> _INSTRUCTION_:
Copy the data that follows, character for character, minus the pictures.

┄┄┄┄┄┄┄┄┄┄

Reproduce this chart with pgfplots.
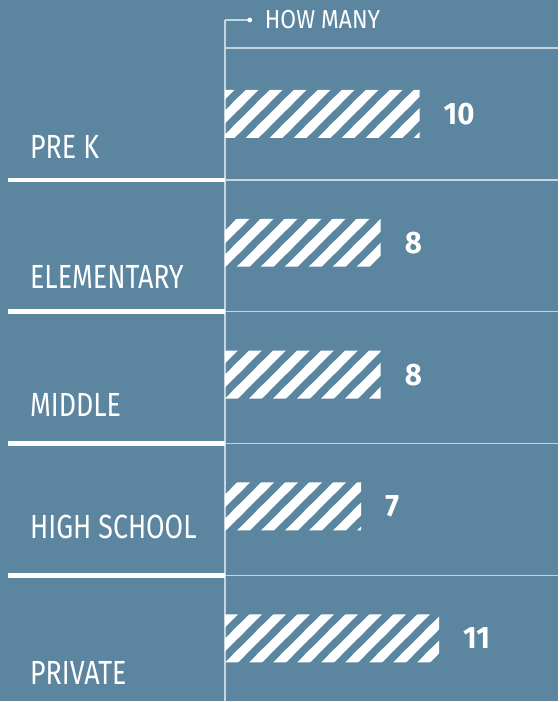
\documentclass[border=0pt]{standalone}
\usepackage{fontspec}
\setmainfont[FakeStretch=0.8]{Fira Sans}
\newfontfamily\headfont[FakeStretch=0.88]{Fira Sans}
\newfontfamily\valfont[FakeStretch=0.95]{Fira Sans}
\usepackage{pgfplots}
\pgfplotsset{compat=1.18}
\usetikzlibrary{patterns}
\pgfdeclarepatternformonly{stripes}{\pgfqpoint{0pt}{0pt}}{\pgfqpoint{24pt}{24pt}}{\pgfqpoint{24pt}{24pt}}{%
  \pgfsetlinewidth{9.2pt}%
  \pgfpathmoveto{\pgfqpoint{-12pt}{-12pt}}\pgfpathlineto{\pgfqpoint{36pt}{36pt}}%
  \pgfpathmoveto{\pgfqpoint{-36pt}{-12pt}}\pgfpathlineto{\pgfqpoint{12pt}{36pt}}%
  \pgfpathmoveto{\pgfqpoint{12pt}{-12pt}}\pgfpathlineto{\pgfqpoint{60pt}{36pt}}%
  \pgfusepath{stroke}}
\definecolor{bg}{HTML}{5C859F}
\definecolor{ln}{HTML}{C5D5E0}
\begin{document}
\begin{tikzpicture}[x=1pt,y=1pt]
\fill[bg] (0,0) rectangle (559,702);
\draw[ln, line width=1.5] (225,0) -- (225,682);
\draw[ln, line width=1.5] (225,682) -- (250,682);
\fill[white] (250,682) circle (2.4);
\foreach \y in {48,180,312,444,576} \draw[ln, line width=1.5] (225,702-\y) -- (559,702-\y);
\foreach \y in {180,312,444,576} \draw[white, line width=4.5] (8,702-\y) -- (225,702-\y);
\node[anchor=west, text=white, font=\headfont\fontsize{26}{30}\selectfont, inner sep=0pt] at (265,682) {HOW MANY};
\begin{axis}[at={(0,0)}, anchor=south west, scale only axis, width=559pt, height=702pt,
 xmin=-11.538, xmax=17.128, ymin=0, ymax=702, y dir=reverse,
 axis line style={draw=none}, tick style={draw=none}, xtick=\empty,
 ytick={147,277,405,528,674},
 yticklabels={PRE K, ELEMENTARY, MIDDLE, HIGH SCHOOL, PRIVATE},
 yticklabel style={anchor=west, inner xsep=0pt, xshift=30pt, text=white, font=\fontsize{33.5}{38}\selectfont},
 /pgf/number format/assume math mode=true,
 clip=false]
\addplot[xbar, bar width=48, draw=none, pattern=stripes, pattern color=white,
 nodes near coords,
 nodes near coords style={anchor=west, inner sep=0pt, xshift=24pt, text=white, font=\valfont\bfseries\fontsize{31}{36}\selectfont}]
 coordinates {(10,114) (8,243) (8,375) (7,507) (11,639)};
\end{axis}
\end{tikzpicture}
\end{document}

┄┄┄┄┄┄┄┄┄┄

> _FINAL ANSWER_:
Reproduce this chart with pgfplots.
\documentclass[border=0pt]{standalone}
\usepackage{fontspec}
\setmainfont[FakeStretch=0.8]{Fira Sans}
\newfontfamily\headfont[FakeStretch=0.88]{Fira Sans}
\newfontfamily\valfont[FakeStretch=0.95]{Fira Sans}
\usepackage{pgfplots}
\pgfplotsset{compat=1.18}
\usetikzlibrary{patterns}
\pgfdeclarepatternformonly{stripes}{\pgfqpoint{0pt}{0pt}}{\pgfqpoint{24pt}{24pt}}{\pgfqpoint{24pt}{24pt}}{%
  \pgfsetlinewidth{9.2pt}%
  \pgfpathmoveto{\pgfqpoint{-12pt}{-12pt}}\pgfpathlineto{\pgfqpoint{36pt}{36pt}}%
  \pgfpathmoveto{\pgfqpoint{-36pt}{-12pt}}\pgfpathlineto{\pgfqpoint{12pt}{36pt}}%
  \pgfpathmoveto{\pgfqpoint{12pt}{-12pt}}\pgfpathlineto{\pgfqpoint{60pt}{36pt}}%
  \pgfusepath{stroke}}
\definecolor{bg}{HTML}{5C859F}
\definecolor{ln}{HTML}{C5D5E0}
\begin{document}
\begin{tikzpicture}[x=1pt,y=1pt]
\fill[bg] (0,0) rectangle (559,702);
\draw[ln, line width=1.5] (225,0) -- (225,682);
\draw[ln, line width=1.5] (225,682) -- (250,682);
\fill[white] (250,682) circle (2.4);
\foreach \y in {48,180,312,444,576} \draw[ln, line width=1.5] (225,702-\y) -- (559,702-\y);
\foreach \y in {180,312,444,576} \draw[white, line width=4.5] (8,702-\y) -- (225,702-\y);
\node[anchor=west, text=white, font=\headfont\fontsize{26}{30}\selectfont, inner sep=0pt] at (265,682) {HOW MANY};
\begin{axis}[at={(0,0)}, anchor=south west, scale only axis, width=559pt, height=702pt,
 xmin=-11.538, xmax=17.128, ymin=0, ymax=702, y dir=reverse,
 axis line style={draw=none}, tick style={draw=none}, xtick=\empty,
 ytick={147,277,405,528,674},
 yticklabels={PRE K, ELEMENTARY, MIDDLE, HIGH SCHOOL, PRIVATE},
 yticklabel style={anchor=west, inner xsep=0pt, xshift=30pt, text=white, font=\fontsize{33.5}{38}\selectfont},
 /pgf/number format/assume math mode=true,
 clip=false]
\addplot[xbar, bar width=48, draw=none, pattern=stripes, pattern color=white,
 nodes near coords,
 nodes near coords style={anchor=west, inner sep=0pt, xshift=24pt, text=white, font=\valfont\bfseries\fontsize{31}{36}\selectfont}]
 coordinates {(10,114) (8,243) (8,375) (7,507) (11,639)};
\end{axis}
\end{tikzpicture}
\end{document}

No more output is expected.